In 1971, he worked in favour of Bangladesh in London under the pseudonym Ahmed Hossain. Shashanka travelled with Bangabandhu during his homecoming via London in 1972.
He had two photographs of the journey with Bangabandhu -- one inside the plane and another during a stopover in Cyprus.
"I also interviewed Shashanka and published a story. Soon after the publication, many people started contacting me.
"I had to work to earn a living. But the rest of the time, I traced and reached out to people who were involved in historic events in London," said Ujjal.

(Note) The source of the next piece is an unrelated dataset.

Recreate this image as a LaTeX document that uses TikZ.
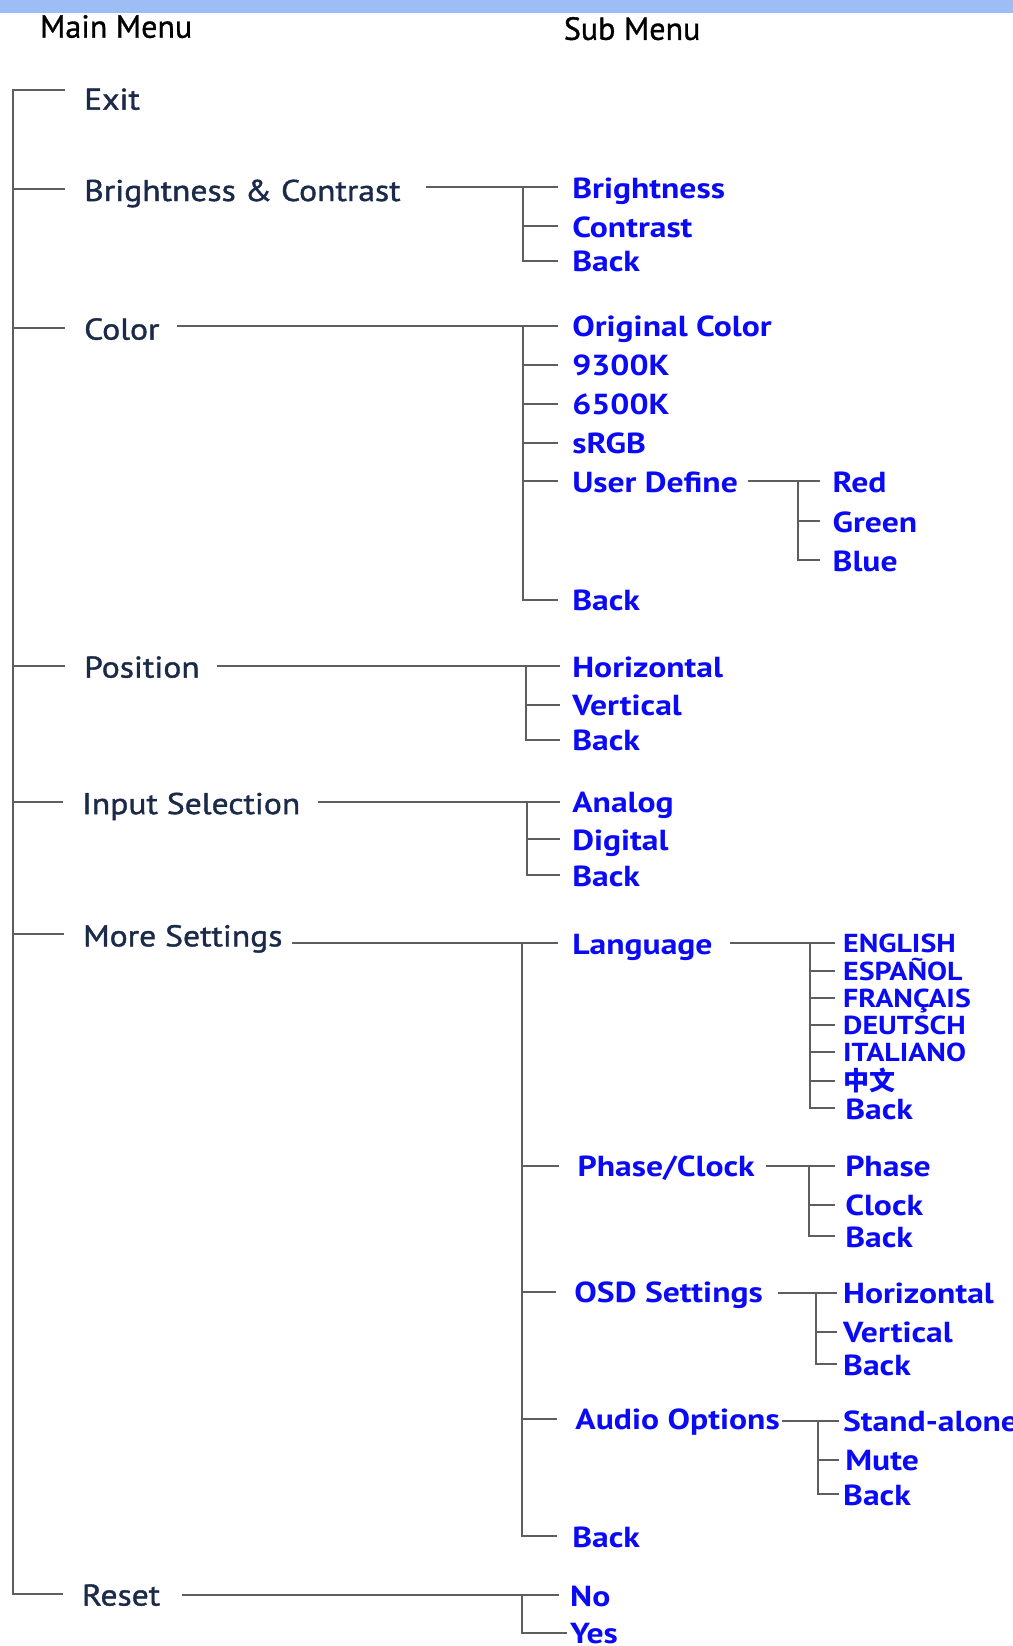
\documentclass[tikz,border=0pt]{standalone}
\usepackage{fontspec}
\setmainfont{PT Sans}
\newfontfamily\hdfont{PT Sans}[FakeBold=1.0]
\newfontfamily\mmfont{PT Sans}[FakeStretch=1.12,FakeBold=1.3]
\newfontfamily\sbfont{PT Sans}[FakeStretch=1.16]
\newfontfamily\lgfont{PT Sans}[FakeStretch=1.15]
\newfontfamily\cjk{Noto Sans CJK SC}
\definecolor{navy}{HTML}{1B2A48}
\definecolor{itemblue}{HTML}{0A0AF5}
\definecolor{linegray}{HTML}{5E5E5E}
\definecolor{barblue}{HTML}{9CBDF6}
\begin{document}
\begin{tikzpicture}[x=1.0497pt,y=-1.0497pt,
  ln/.style={draw=linegray,line width=2pt},
  header/.style={anchor=base west,inner sep=0pt,yshift=-11.5pt,text=black,font=\fontsize{32}{32}\hdfont},
  mainitem/.style={anchor=base west,inner sep=0pt,text height=24pt,text depth=0pt,yshift=-11pt,text=navy,font=\fontsize{30}{30}\mmfont},
  subitem/.style={anchor=base west,inner sep=0pt,text height=22pt,text depth=0pt,yshift=-10.5pt,text=itemblue,font=\fontsize{29}{29}\sbfont\bfseries},
  langitem/.style={anchor=base west,inner sep=0pt,text height=19pt,text depth=0pt,yshift=-9pt,text=itemblue,font=\fontsize{26}{26}\lgfont\bfseries}]
\useasboundingbox (0,0) rectangle (965,1568);
\fill[barblue] (0,0) rectangle (965,12);
% headers
\node[header] (hmain) at (38,25) {Main Menu};
\node[header] (hsub) at (537,27) {Sub Menu};
% main items
\node[mainitem] (exit) at (80,94) {Exit};
\node[mainitem] (bc) at (80,181) {Brightness \& Contrast};
\node[mainitem] (color) at (80,313) {Color};
\node[mainitem] (pos) at (80,635) {Position};
\node[mainitem] (inp) at (78,765) {Input Selection};
\node[mainitem] (more) at (79,891) {More Settings};
\node[mainitem] (reset) at (78,1519) {Reset};
% brightness & contrast
\node[subitem] (b1) at (545,179) {Brightness};
\node[subitem] (b2) at (545,216) {Contrast};
\node[subitem] (b3) at (545,249) {Back};
% color
\node[subitem] (c1) at (545,311) {Original Color};
\node[subitem] (c2) at (545,348) {9300K};
\node[subitem] (c3) at (545,385) {6500K};
\node[subitem] (c4) at (545,422) {sRGB};
\node[subitem] (c5) at (545,459) {User Define};
\node[subitem] (c6) at (545,572) {Back};
\node[subitem] (u1) at (793,459) {Red};
\node[subitem] (u2) at (793,497) {Green};
\node[subitem] (u3) at (793,534) {Blue};
% position
\node[subitem] (p1) at (545,635) {Horizontal};
\node[subitem] (p2) at (545,672) {Vertical};
\node[subitem] (p3) at (545,705) {Back};
% input
\node[subitem] (i1) at (545,764) {Analog};
\node[subitem] (i2) at (545,800) {Digital};
\node[subitem] (i3) at (545,834) {Back};
% more settings
\node[subitem] (m1) at (545,899) {Language};
\node[subitem] (m2) at (550,1111) {Phase/Clock};
\node[subitem] (m3) at (547,1231) {OSD Settings};
\node[subitem] (m4) at (548,1352) {Audio Options};
\node[subitem] (m5) at (545,1464) {Back};
\node[langitem] (l1) at (803,899) {ENGLISH};
\node[langitem] (l2) at (803,925) {ESPAÑOL};
\node[langitem] (l3) at (803,951) {FRANÇAIS};
\node[langitem] (l4) at (803,977) {DEUTSCH};
\node[langitem] (l5) at (803,1003) {ITALIANO};
\node[langitem] (l6) at (803,1030) {\cjk\bfseries 中文};
\node[subitem] (l7) at (805,1056) {Back};
\node[subitem] (ph1) at (805,1111) {Phase};
\node[subitem] (ph2) at (805,1148) {Clock};
\node[subitem] (ph3) at (805,1178) {Back};
\node[subitem] (o1) at (803,1232) {Horizontal};
\node[subitem] (o2) at (803,1269) {Vertical};
\node[subitem] (o3) at (803,1300) {Back};
\node[subitem] (a1) at (803,1354) {Stand-alone};
\node[subitem] (a2) at (805,1391) {Mute};
\node[subitem] (a3) at (803,1424) {Back};
% reset
\node[subitem] (r1) at (543,1520) {No};
\node[subitem] (r2) at (543,1556) {Yes};
% junction columns
\coordinate (jt) at (12,0);
\coordinate (jbc) at (498,0);
\coordinate (jc) at (498,0);
\coordinate (ju) at (760,0);
\coordinate (jp) at (501,0);
\coordinate (ji) at (502,0);
\coordinate (jm) at (497,0);
\coordinate (jl) at (772,0);
\coordinate (jph) at (771,0);
\coordinate (jo) at (777,0);
\coordinate (ja) at (779,0);
\coordinate (jr) at (497,0);
% main trunk
\draw[ln] ([xshift=-19pt,yshift=8pt]exit.west) -| (jt |- reset.west) -- ([xshift=-19pt]reset.west);
\foreach \n in {bc,color,pos,inp,more}{\draw[ln] (jt |- \n.west) -- ([xshift=-19pt]\n.west);}
% brightness & contrast
\draw[ln] ([xshift=25pt]bc.east |- b1.west) -- ([xshift=-14pt]b1.west);
\draw[ln] (jbc |- b1.west) |- ([xshift=-14pt]b3.west);
\draw[ln] (jbc |- b2.west) -- ([xshift=-14pt]b2.west);
% color
\draw[ln] ([xshift=17pt]color.east |- c1.west) -- ([xshift=-14pt]c1.west);
\draw[ln] (jc |- c1.west) |- ([xshift=-14pt]c6.west);
\foreach \n in {c2,c3,c4,c5}{\draw[ln] (jc |- \n.west) -- ([xshift=-14pt]\n.west);}
\draw[ln] ([xshift=10pt]c5.east |- u1.west) -- ([xshift=-12pt]u1.west);
\draw[ln] (ju |- u1.west) |- ([xshift=-12pt]u3.west);
\draw[ln] (ju |- u2.west) -- ([xshift=-12pt]u2.west);
% position
\draw[ln] ([xshift=17pt]pos.east |- p1.west) -- ([xshift=-12pt]p1.west);
\draw[ln] (jp |- p1.west) |- ([xshift=-12pt]p3.west);
\draw[ln] (jp |- p2.west) -- ([xshift=-12pt]p2.west);
% input
\draw[ln] ([xshift=18pt]inp.east |- i1.west) -- ([xshift=-12pt]i1.west);
\draw[ln] (ji |- i1.west) |- ([xshift=-12pt]i3.west);
\draw[ln] (ji |- i2.west) -- ([xshift=-12pt]i2.west);
% more settings
\draw[ln] ([xshift=9pt]more.east |- m1.west) -- ([xshift=-14pt]m1.west);
\draw[ln] (jm |- m1.west) |- ([xshift=-15pt]m5.west);
\foreach \n in {m2,m3,m4}{\draw[ln] (jm |- \n.west) -- ([xshift=-18pt]\n.west);}
\draw[ln] ([xshift=17pt]m1.east |- l1.west) -- ([xshift=-8pt]l1.west);
\draw[ln] (jl |- l1.west) |- ([xshift=-10pt]l7.west);
\foreach \n in {l2,l3,l4,l5,l6}{\draw[ln] (jl |- \n.west) -- ([xshift=-8pt]\n.west);}
\draw[ln] ([xshift=11pt]m2.east |- ph1.west) -- ([xshift=-10pt]ph1.west);
\draw[ln] (jph |- ph1.west) |- ([xshift=-10pt]ph3.west);
\draw[ln] (jph |- ph2.west) -- ([xshift=-10pt]ph2.west);
\draw[ln] ([xshift=15pt]m3.east |- o1.west) -- ([xshift=-6pt]o1.west);
\draw[ln] (jo |- o1.west) |- ([xshift=-6pt]o3.west);
\draw[ln] (jo |- o2.west) -- ([xshift=-6pt]o2.west);
\draw[ln] ([xshift=2pt]m4.east |- a1.west) -- ([xshift=-4pt]a1.west);
\draw[ln] (ja |- a1.west) |- ([xshift=-4pt]a3.west);
\draw[ln] (ja |- a2.west) -- ([xshift=-6pt]a2.west);
% reset
\draw[ln] ([xshift=22pt]reset.east |- r1.west) -- ([xshift=-11pt]r1.west);
\draw[ln] (jr |- r1.west) |- ([xshift=-3pt]r2.west);
\end{tikzpicture}
\end{document}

A large number of the photographs that he collected were taken by British photographer Roger Gwynn and Bangladeshi expatriate Yusuf Chowdhury. They gave him the copyrights of the photographs.
He bought 25 photographs with the contribution from his relatives and well-wishers.
One of the photographs is of a gathering of thousands of Bangalees and non-Bangalees at Trafalgar Square on August 1, 1971.
Another famous photograph is of Bangabandhu sitting with Dr Kamal Hossain, British Air Commodore David B Craig, and Golam Mowla at Nicosia Airport in Cyprus on January 9, 1972.
"Shashanka Banerjee sent me that photograph as my birthday gift in 2016."
He also collected a letter handwritten by Tajuddin Ahmed, the first prime minister of Bangladesh, in which he sought cooperation from Bangalees in London.
"Honestly, I don't know why I initiated this [collecting the memorabilia]. Ever since I started writing feature stories [for newspapers], I started collecting things of historic value."
In 2016, he returned to Bangladesh to write a book named "London 1971". He organised several exhibitions featuring the photographs of his collection in Dhaka, Chittagong, Sylhet, and even Toronto.
"I wish to hand these rare photographs, documents and memorabilia over to the Liberation War Museum and Bangabandhu Memorial Museum."
Fazlul Kabir Tuhin and Faruk Ahmed, expats in London, supported him throughout his endeavour, he said.
He plans to go to the US and Canada later this year to collect more items.